## Your objective:
The listing below should be printed exactly, every line of it. Skip the pictures.

## Extracted information:

===

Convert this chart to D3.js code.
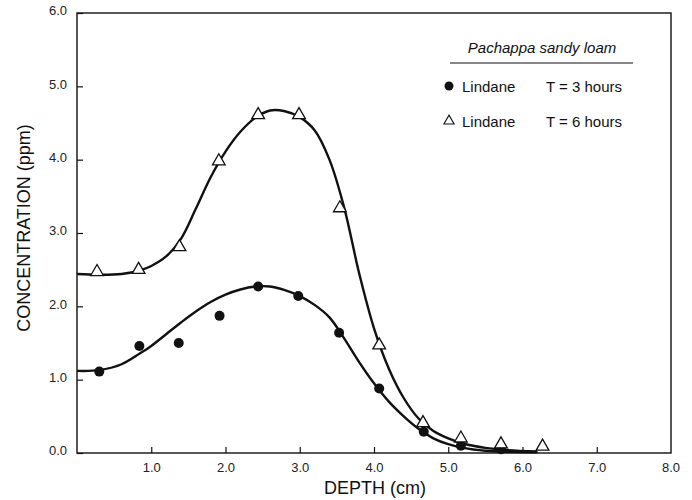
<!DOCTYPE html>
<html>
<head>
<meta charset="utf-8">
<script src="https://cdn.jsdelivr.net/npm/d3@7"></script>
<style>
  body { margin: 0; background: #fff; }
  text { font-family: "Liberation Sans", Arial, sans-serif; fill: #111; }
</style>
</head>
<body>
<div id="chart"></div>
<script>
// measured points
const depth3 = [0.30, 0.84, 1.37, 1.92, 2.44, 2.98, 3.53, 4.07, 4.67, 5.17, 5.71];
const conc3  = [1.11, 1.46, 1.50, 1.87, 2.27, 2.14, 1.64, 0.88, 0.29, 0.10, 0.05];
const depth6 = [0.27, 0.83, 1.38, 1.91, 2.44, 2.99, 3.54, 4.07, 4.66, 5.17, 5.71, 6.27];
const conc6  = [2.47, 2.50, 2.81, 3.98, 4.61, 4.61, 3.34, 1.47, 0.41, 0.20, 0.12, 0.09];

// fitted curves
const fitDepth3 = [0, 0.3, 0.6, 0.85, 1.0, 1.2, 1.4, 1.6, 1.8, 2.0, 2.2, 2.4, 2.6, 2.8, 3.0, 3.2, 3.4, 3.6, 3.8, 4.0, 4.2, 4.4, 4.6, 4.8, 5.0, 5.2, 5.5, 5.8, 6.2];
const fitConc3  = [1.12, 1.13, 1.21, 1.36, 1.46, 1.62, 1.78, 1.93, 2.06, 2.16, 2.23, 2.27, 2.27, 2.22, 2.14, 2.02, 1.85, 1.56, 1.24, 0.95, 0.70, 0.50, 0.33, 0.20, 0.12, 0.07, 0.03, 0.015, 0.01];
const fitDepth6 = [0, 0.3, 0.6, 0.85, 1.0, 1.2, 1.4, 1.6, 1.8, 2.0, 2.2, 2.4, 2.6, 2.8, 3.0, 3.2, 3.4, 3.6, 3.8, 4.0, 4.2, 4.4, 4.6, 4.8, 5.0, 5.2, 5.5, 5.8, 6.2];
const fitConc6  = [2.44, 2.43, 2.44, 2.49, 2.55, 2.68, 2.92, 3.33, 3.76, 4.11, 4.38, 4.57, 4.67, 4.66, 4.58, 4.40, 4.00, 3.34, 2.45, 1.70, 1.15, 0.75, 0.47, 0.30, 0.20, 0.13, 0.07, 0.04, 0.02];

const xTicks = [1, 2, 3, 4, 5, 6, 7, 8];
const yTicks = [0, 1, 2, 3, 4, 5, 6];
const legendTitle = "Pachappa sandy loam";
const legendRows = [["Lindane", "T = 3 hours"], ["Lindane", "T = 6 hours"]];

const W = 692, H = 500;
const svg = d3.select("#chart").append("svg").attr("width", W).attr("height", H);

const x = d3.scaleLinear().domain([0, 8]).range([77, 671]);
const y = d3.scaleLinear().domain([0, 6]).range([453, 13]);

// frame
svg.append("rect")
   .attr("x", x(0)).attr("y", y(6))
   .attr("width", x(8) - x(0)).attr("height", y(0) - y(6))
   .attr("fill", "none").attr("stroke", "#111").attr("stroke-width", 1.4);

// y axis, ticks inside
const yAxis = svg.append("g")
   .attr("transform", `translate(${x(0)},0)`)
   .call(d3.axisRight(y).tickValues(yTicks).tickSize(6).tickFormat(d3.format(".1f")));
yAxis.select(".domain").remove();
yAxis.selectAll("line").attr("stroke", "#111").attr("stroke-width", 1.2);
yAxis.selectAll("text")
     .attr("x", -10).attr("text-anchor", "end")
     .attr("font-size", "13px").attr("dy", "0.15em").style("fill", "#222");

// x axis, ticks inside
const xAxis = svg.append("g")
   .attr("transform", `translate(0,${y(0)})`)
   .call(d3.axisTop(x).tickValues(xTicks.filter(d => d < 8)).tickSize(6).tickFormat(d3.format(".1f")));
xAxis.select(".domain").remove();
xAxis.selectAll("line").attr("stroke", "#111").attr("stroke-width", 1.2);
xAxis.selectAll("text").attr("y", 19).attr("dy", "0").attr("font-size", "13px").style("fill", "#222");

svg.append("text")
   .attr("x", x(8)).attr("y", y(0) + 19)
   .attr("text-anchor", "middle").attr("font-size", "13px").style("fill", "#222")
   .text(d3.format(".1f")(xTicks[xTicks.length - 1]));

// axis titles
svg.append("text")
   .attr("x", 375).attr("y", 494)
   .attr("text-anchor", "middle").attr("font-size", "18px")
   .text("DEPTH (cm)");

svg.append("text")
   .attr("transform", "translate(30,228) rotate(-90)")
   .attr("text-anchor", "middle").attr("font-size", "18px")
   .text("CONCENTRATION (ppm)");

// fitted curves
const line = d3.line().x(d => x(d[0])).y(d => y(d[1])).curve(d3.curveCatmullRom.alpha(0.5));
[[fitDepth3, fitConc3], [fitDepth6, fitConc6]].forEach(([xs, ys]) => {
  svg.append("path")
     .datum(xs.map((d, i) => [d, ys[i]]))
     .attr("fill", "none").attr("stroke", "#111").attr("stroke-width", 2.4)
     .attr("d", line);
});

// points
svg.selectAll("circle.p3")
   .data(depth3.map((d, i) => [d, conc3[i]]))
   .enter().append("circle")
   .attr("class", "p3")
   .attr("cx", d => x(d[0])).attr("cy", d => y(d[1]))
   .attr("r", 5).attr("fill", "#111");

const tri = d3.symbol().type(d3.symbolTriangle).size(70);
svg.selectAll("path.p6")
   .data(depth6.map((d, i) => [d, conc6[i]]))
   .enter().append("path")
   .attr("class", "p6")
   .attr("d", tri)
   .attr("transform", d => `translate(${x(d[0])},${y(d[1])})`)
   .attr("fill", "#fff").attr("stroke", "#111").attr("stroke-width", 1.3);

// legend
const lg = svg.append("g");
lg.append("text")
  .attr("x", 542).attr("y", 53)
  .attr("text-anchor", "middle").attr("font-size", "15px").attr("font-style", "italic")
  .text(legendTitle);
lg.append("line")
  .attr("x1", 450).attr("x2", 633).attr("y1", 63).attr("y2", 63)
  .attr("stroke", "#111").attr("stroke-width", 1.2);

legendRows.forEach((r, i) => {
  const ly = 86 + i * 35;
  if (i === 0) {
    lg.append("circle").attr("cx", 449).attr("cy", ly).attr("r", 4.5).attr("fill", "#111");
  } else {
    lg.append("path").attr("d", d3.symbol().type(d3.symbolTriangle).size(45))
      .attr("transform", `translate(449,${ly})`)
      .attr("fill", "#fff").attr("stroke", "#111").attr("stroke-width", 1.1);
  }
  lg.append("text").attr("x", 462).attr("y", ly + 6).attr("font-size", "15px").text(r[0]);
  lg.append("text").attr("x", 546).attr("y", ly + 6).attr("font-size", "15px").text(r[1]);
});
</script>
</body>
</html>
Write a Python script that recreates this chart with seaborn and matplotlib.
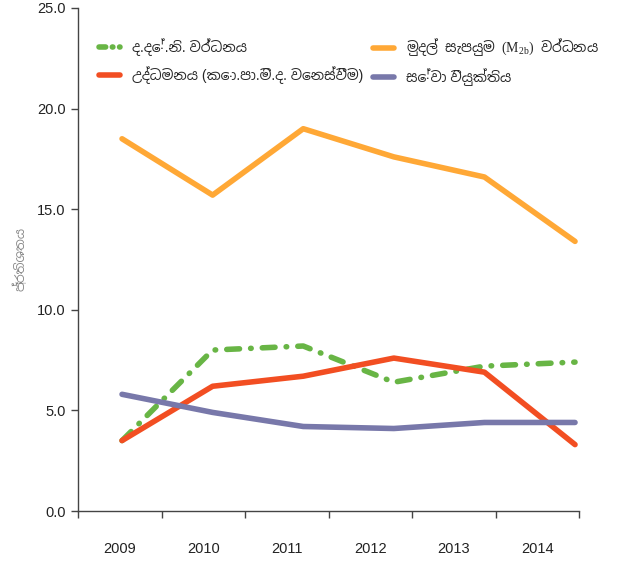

===

## Worked answer:
Convert this chart to D3.js code.
<!DOCTYPE html>
<html>
<head>
<meta charset="utf-8">
<script src="https://cdn.jsdelivr.net/npm/d3@7"></script>
<style>
  body { margin: 0; background: #fff; }
  text { font-family: "Liberation Sans", Arial, sans-serif; fill: #111; }
</style>
</head>
<body>
<div id="chart"></div>
<script>
// measured points
const depth3 = [0.30, 0.84, 1.37, 1.92, 2.44, 2.98, 3.53, 4.07, 4.67, 5.17, 5.71];
const conc3  = [1.11, 1.46, 1.50, 1.87, 2.27, 2.14, 1.64, 0.88, 0.29, 0.10, 0.05];
const depth6 = [0.27, 0.83, 1.38, 1.91, 2.44, 2.99, 3.54, 4.07, 4.66, 5.17, 5.71, 6.27];
const conc6  = [2.47, 2.50, 2.81, 3.98, 4.61, 4.61, 3.34, 1.47, 0.41, 0.20, 0.12, 0.09];

// fitted curves
const fitDepth3 = [0, 0.3, 0.6, 0.85, 1.0, 1.2, 1.4, 1.6, 1.8, 2.0, 2.2, 2.4, 2.6, 2.8, 3.0, 3.2, 3.4, 3.6, 3.8, 4.0, 4.2, 4.4, 4.6, 4.8, 5.0, 5.2, 5.5, 5.8, 6.2];
const fitConc3  = [1.12, 1.13, 1.21, 1.36, 1.46, 1.62, 1.78, 1.93, 2.06, 2.16, 2.23, 2.27, 2.27, 2.22, 2.14, 2.02, 1.85, 1.56, 1.24, 0.95, 0.70, 0.50, 0.33, 0.20, 0.12, 0.07, 0.03, 0.015, 0.01];
const fitDepth6 = [0, 0.3, 0.6, 0.85, 1.0, 1.2, 1.4, 1.6, 1.8, 2.0, 2.2, 2.4, 2.6, 2.8, 3.0, 3.2, 3.4, 3.6, 3.8, 4.0, 4.2, 4.4, 4.6, 4.8, 5.0, 5.2, 5.5, 5.8, 6.2];
const fitConc6  = [2.44, 2.43, 2.44, 2.49, 2.55, 2.68, 2.92, 3.33, 3.76, 4.11, 4.38, 4.57, 4.67, 4.66, 4.58, 4.40, 4.00, 3.34, 2.45, 1.70, 1.15, 0.75, 0.47, 0.30, 0.20, 0.13, 0.07, 0.04, 0.02];

const xTicks = [1, 2, 3, 4, 5, 6, 7, 8];
const yTicks = [0, 1, 2, 3, 4, 5, 6];
const legendTitle = "Pachappa sandy loam";
const legendRows = [["Lindane", "T = 3 hours"], ["Lindane", "T = 6 hours"]];

const W = 692, H = 500;
const svg = d3.select("#chart").append("svg").attr("width", W).attr("height", H);

const x = d3.scaleLinear().domain([0, 8]).range([77, 671]);
const y = d3.scaleLinear().domain([0, 6]).range([453, 13]);

// frame
svg.append("rect")
   .attr("x", x(0)).attr("y", y(6))
   .attr("width", x(8) - x(0)).attr("height", y(0) - y(6))
   .attr("fill", "none").attr("stroke", "#111").attr("stroke-width", 1.4);

// y axis, ticks inside
const yAxis = svg.append("g")
   .attr("transform", `translate(${x(0)},0)`)
   .call(d3.axisRight(y).tickValues(yTicks).tickSize(6).tickFormat(d3.format(".1f")));
yAxis.select(".domain").remove();
yAxis.selectAll("line").attr("stroke", "#111").attr("stroke-width", 1.2);
yAxis.selectAll("text")
     .attr("x", -10).attr("text-anchor", "end")
     .attr("font-size", "13px").attr("dy", "0.15em").style("fill", "#222");

// x axis, ticks inside
const xAxis = svg.append("g")
   .attr("transform", `translate(0,${y(0)})`)
   .call(d3.axisTop(x).tickValues(xTicks.filter(d => d < 8)).tickSize(6).tickFormat(d3.format(".1f")));
xAxis.select(".domain").remove();
xAxis.selectAll("line").attr("stroke", "#111").attr("stroke-width", 1.2);
xAxis.selectAll("text").attr("y", 19).attr("dy", "0").attr("font-size", "13px").style("fill", "#222");

svg.append("text")
   .attr("x", x(8)).attr("y", y(0) + 19)
   .attr("text-anchor", "middle").attr("font-size", "13px").style("fill", "#222")
   .text(d3.format(".1f")(xTicks[xTicks.length - 1]));

// axis titles
svg.append("text")
   .attr("x", 375).attr("y", 494)
   .attr("text-anchor", "middle").attr("font-size", "18px")
   .text("DEPTH (cm)");

svg.append("text")
   .attr("transform", "translate(30,228) rotate(-90)")
   .attr("text-anchor", "middle").attr("font-size", "18px")
   .text("CONCENTRATION (ppm)");

// fitted curves
const line = d3.line().x(d => x(d[0])).y(d => y(d[1])).curve(d3.curveCatmullRom.alpha(0.5));
[[fitDepth3, fitConc3], [fitDepth6, fitConc6]].forEach(([xs, ys]) => {
  svg.append("path")
     .datum(xs.map((d, i) => [d, ys[i]]))
     .attr("fill", "none").attr("stroke", "#111").attr("stroke-width", 2.4)
     .attr("d", line);
});

// points
svg.selectAll("circle.p3")
   .data(depth3.map((d, i) => [d, conc3[i]]))
   .enter().append("circle")
   .attr("class", "p3")
   .attr("cx", d => x(d[0])).attr("cy", d => y(d[1]))
   .attr("r", 5).attr("fill", "#111");

const tri = d3.symbol().type(d3.symbolTriangle).size(70);
svg.selectAll("path.p6")
   .data(depth6.map((d, i) => [d, conc6[i]]))
   .enter().append("path")
   .attr("class", "p6")
   .attr("d", tri)
   .attr("transform", d => `translate(${x(d[0])},${y(d[1])})`)
   .attr("fill", "#fff").attr("stroke", "#111").attr("stroke-width", 1.3);

// legend
const lg = svg.append("g");
lg.append("text")
  .attr("x", 542).attr("y", 53)
  .attr("text-anchor", "middle").attr("font-size", "15px").attr("font-style", "italic")
  .text(legendTitle);
lg.append("line")
  .attr("x1", 450).attr("x2", 633).attr("y1", 63).attr("y2", 63)
  .attr("stroke", "#111").attr("stroke-width", 1.2);

legendRows.forEach((r, i) => {
  const ly = 86 + i * 35;
  if (i === 0) {
    lg.append("circle").attr("cx", 449).attr("cy", ly).attr("r", 4.5).attr("fill", "#111");
  } else {
    lg.append("path").attr("d", d3.symbol().type(d3.symbolTriangle).size(45))
      .attr("transform", `translate(449,${ly})`)
      .attr("fill", "#fff").attr("stroke", "#111").attr("stroke-width", 1.1);
  }
  lg.append("text").attr("x", 462).attr("y", ly + 6).attr("font-size", "15px").text(r[0]);
  lg.append("text").attr("x", 546).attr("y", ly + 6).attr("font-size", "15px").text(r[1]);
});
</script>
</body>
</html>
Write a Python script that recreates this chart with seaborn and matplotlib.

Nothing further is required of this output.